**Aim:**
From the very first line of the data to the line containing "const gridGray = '#a6a6a6'", retype everything exactly, leaving the pictures behind.

+++

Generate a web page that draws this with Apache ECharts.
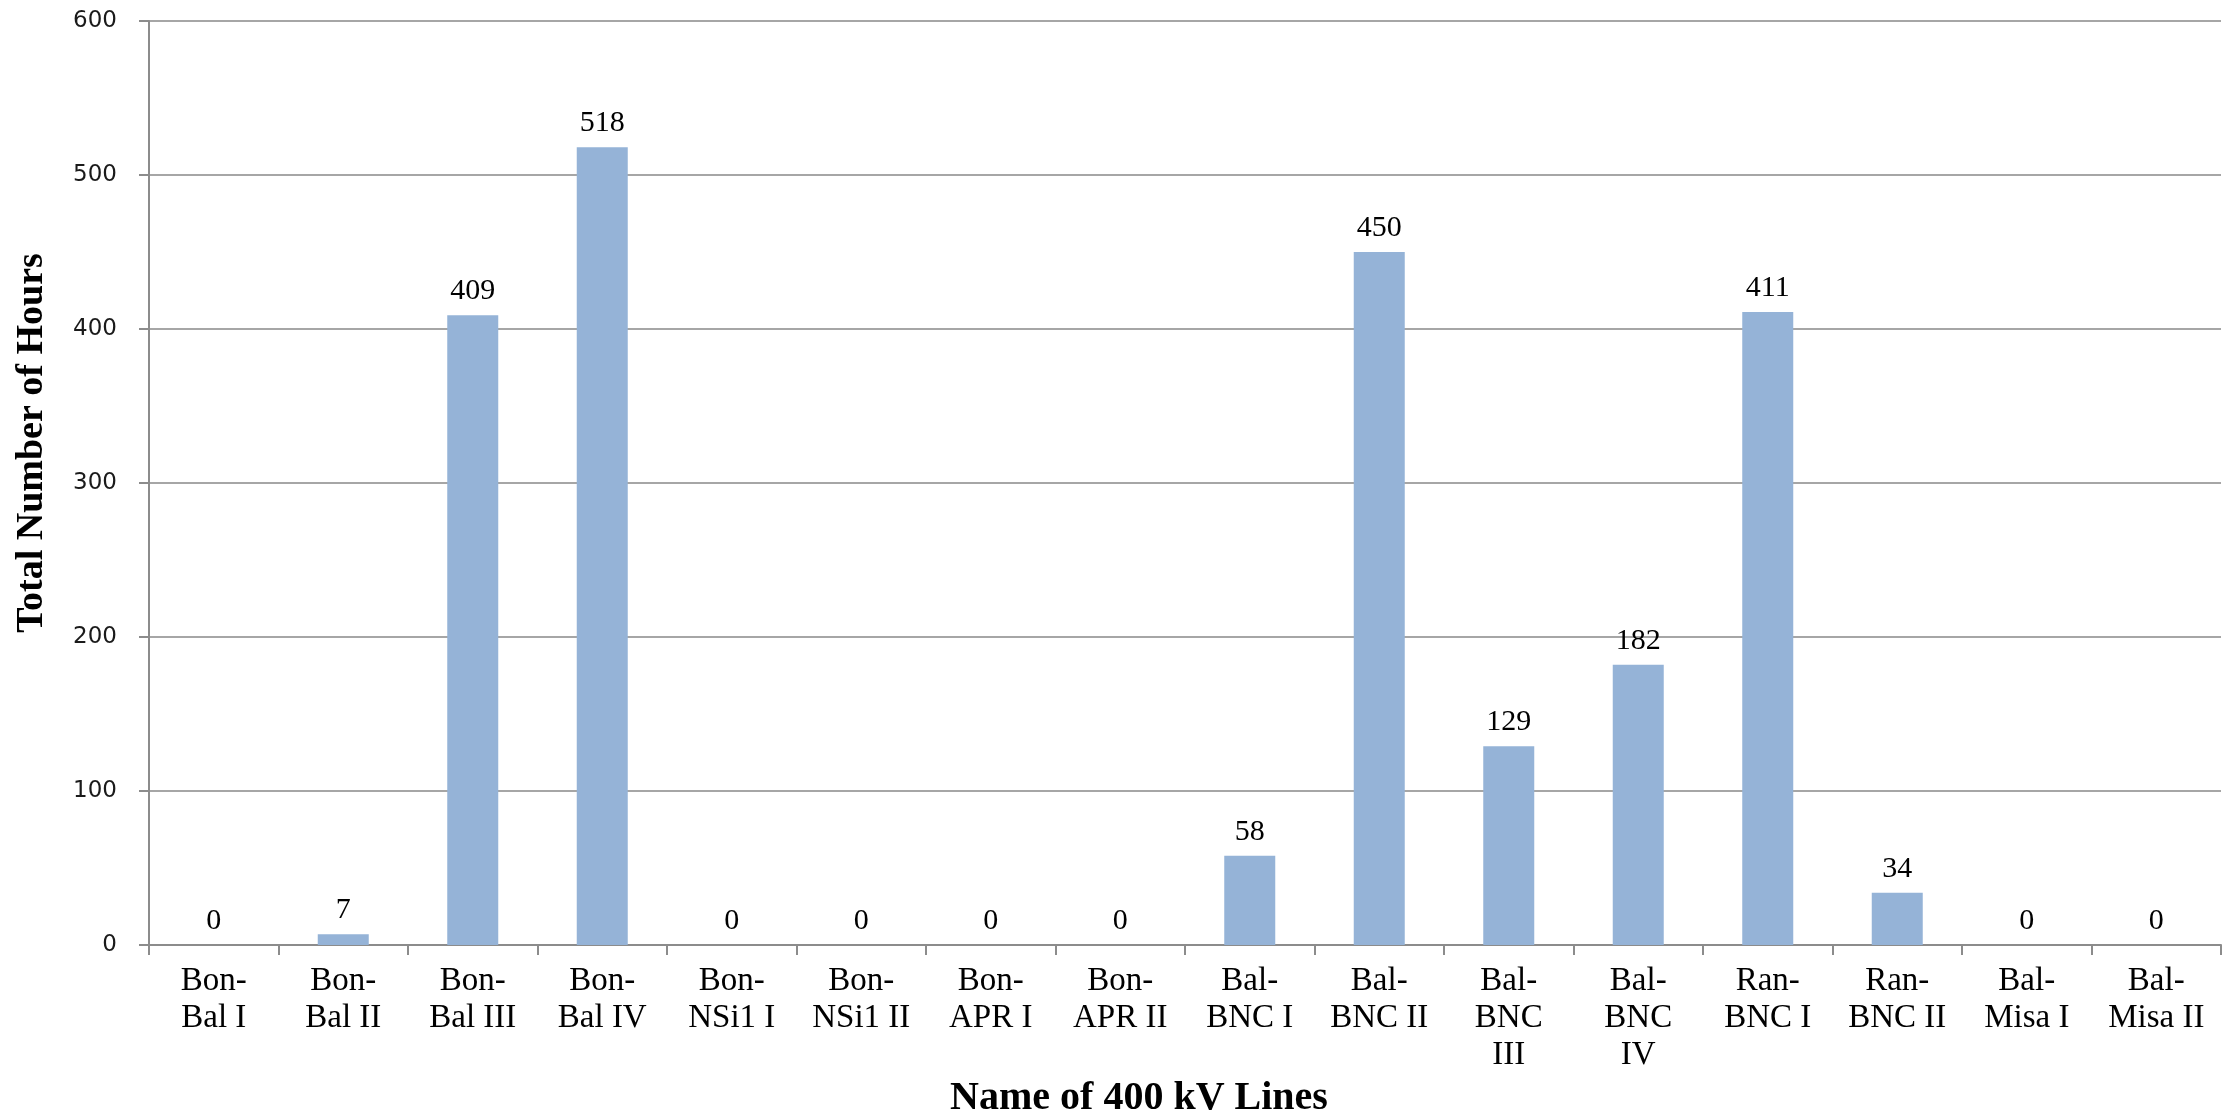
<!DOCTYPE html>
<html>
<head>
<meta charset="utf-8">
<script src="https://cdn.jsdelivr.net/npm/echarts@6/dist/echarts.min.js"></script>
<style>
  html, body { margin: 0; padding: 0; background: #fff; }
  #chart { width: 2229px; height: 1111px; }
</style>
</head>
<body>
<div id="chart"></div>
<script>
const lines = [
  'Bon-\nBal I', 'Bon-\nBal II', 'Bon-\nBal III', 'Bon-\nBal IV',
  'Bon-\nNSi1 I', 'Bon-\nNSi1 II', 'Bon-\nAPR I', 'Bon-\nAPR II',
  'Bal-\nBNC I', 'Bal-\nBNC II', 'Bal-\nBNC\nIII', 'Bal-\nBNC\nIV',
  'Ran-\nBNC I', 'Ran-\nBNC II', 'Bal-\nMisa I', 'Bal-\nMisa II'
]
const hours = [0, 7, 409, 518, 0, 0, 0, 0, 58, 450, 129, 182, 411, 34, 0, 0]
const yTicks = [0, 100, 200, 300, 400, 500, 600]

const serif = '"Liberation Serif", "Times New Roman", serif'
const gridGray = '#a6a6a6'

const myChart = echarts.init(document.getElementById('chart'))
myChart.setOption({
  animation: false,
  backgroundColor: '#fff',
  grid: {
    left: 149,
    right: 8,
    top: 21,
    bottom: 166,
    containLabel: false,
    outerBoundsMode: 'none'
  },
  xAxis: {
    type: 'category',
    data: lines,
    name: 'Name of 400 kV Lines',
    nameLocation: 'middle',
    nameGap: 118,
    nameTextStyle: {
      fontFamily: serif,
      fontWeight: 'bold',
      fontSize: 40,
      color: '#000',
      padding: [0, 92, 0, 0]
    },
    axisLine: { lineStyle: { color: '#8c8c8c', width: 2 } },
    axisTick: { show: true, length: 10, lineStyle: { color: '#8c8c8c', width: 2 } },
    axisLabel: {
      interval: 0,
      margin: 18,
      fontFamily: serif,
      fontSize: 33,
      lineHeight: 37,
      color: '#000'
    }
  },
  yAxis: {
    type: 'value',
    min: 0,
    max: 600,
    interval: 100,
    name: 'Total Number of Hours',
    nameLocation: 'middle',
    nameGap: 98,
    nameTextStyle: {
      fontFamily: serif,
      fontWeight: 'bold',
      fontSize: 38,
      color: '#000',
      padding: [0, 0, 0, 80]
    },
    axisLine: { show: true, lineStyle: { color: '#8c8c8c', width: 2 } },
    axisTick: { show: true, length: 10, lineStyle: { color: '#8c8c8c', width: 2 } },
    splitLine: { lineStyle: { color: gridGray, width: 2 } },
    axisLabel: {
      margin: 32,
      fontFamily: '"DejaVu Sans", Verdana, sans-serif',
      fontSize: 23,
      color: '#1a1a1a',
      formatter: v => (yTicks.includes(v) ? String(v) : '')
    }
  },
  series: [{
    name: 'Hours',
    type: 'bar',
    data: hours,
    barWidth: 51,
    itemStyle: { color: '#95b3d7' },
    label: {
      show: true,
      position: 'top',
      distance: 9,
      fontFamily: serif,
      fontSize: 30,
      color: '#000'
    }
  }]
})
</script>
</body>
</html>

+++

**Final answer:**
Generate a web page that draws this with Apache ECharts.
<!DOCTYPE html>
<html>
<head>
<meta charset="utf-8">
<script src="https://cdn.jsdelivr.net/npm/echarts@6/dist/echarts.min.js"></script>
<style>
  html, body { margin: 0; padding: 0; background: #fff; }
  #chart { width: 2229px; height: 1111px; }
</style>
</head>
<body>
<div id="chart"></div>
<script>
const lines = [
  'Bon-\nBal I', 'Bon-\nBal II', 'Bon-\nBal III', 'Bon-\nBal IV',
  'Bon-\nNSi1 I', 'Bon-\nNSi1 II', 'Bon-\nAPR I', 'Bon-\nAPR II',
  'Bal-\nBNC I', 'Bal-\nBNC II', 'Bal-\nBNC\nIII', 'Bal-\nBNC\nIV',
  'Ran-\nBNC I', 'Ran-\nBNC II', 'Bal-\nMisa I', 'Bal-\nMisa II'
]
const hours = [0, 7, 409, 518, 0, 0, 0, 0, 58, 450, 129, 182, 411, 34, 0, 0]
const yTicks = [0, 100, 200, 300, 400, 500, 600]

const serif = '"Liberation Serif", "Times New Roman", serif'
const gridGray = '#a6a6a6'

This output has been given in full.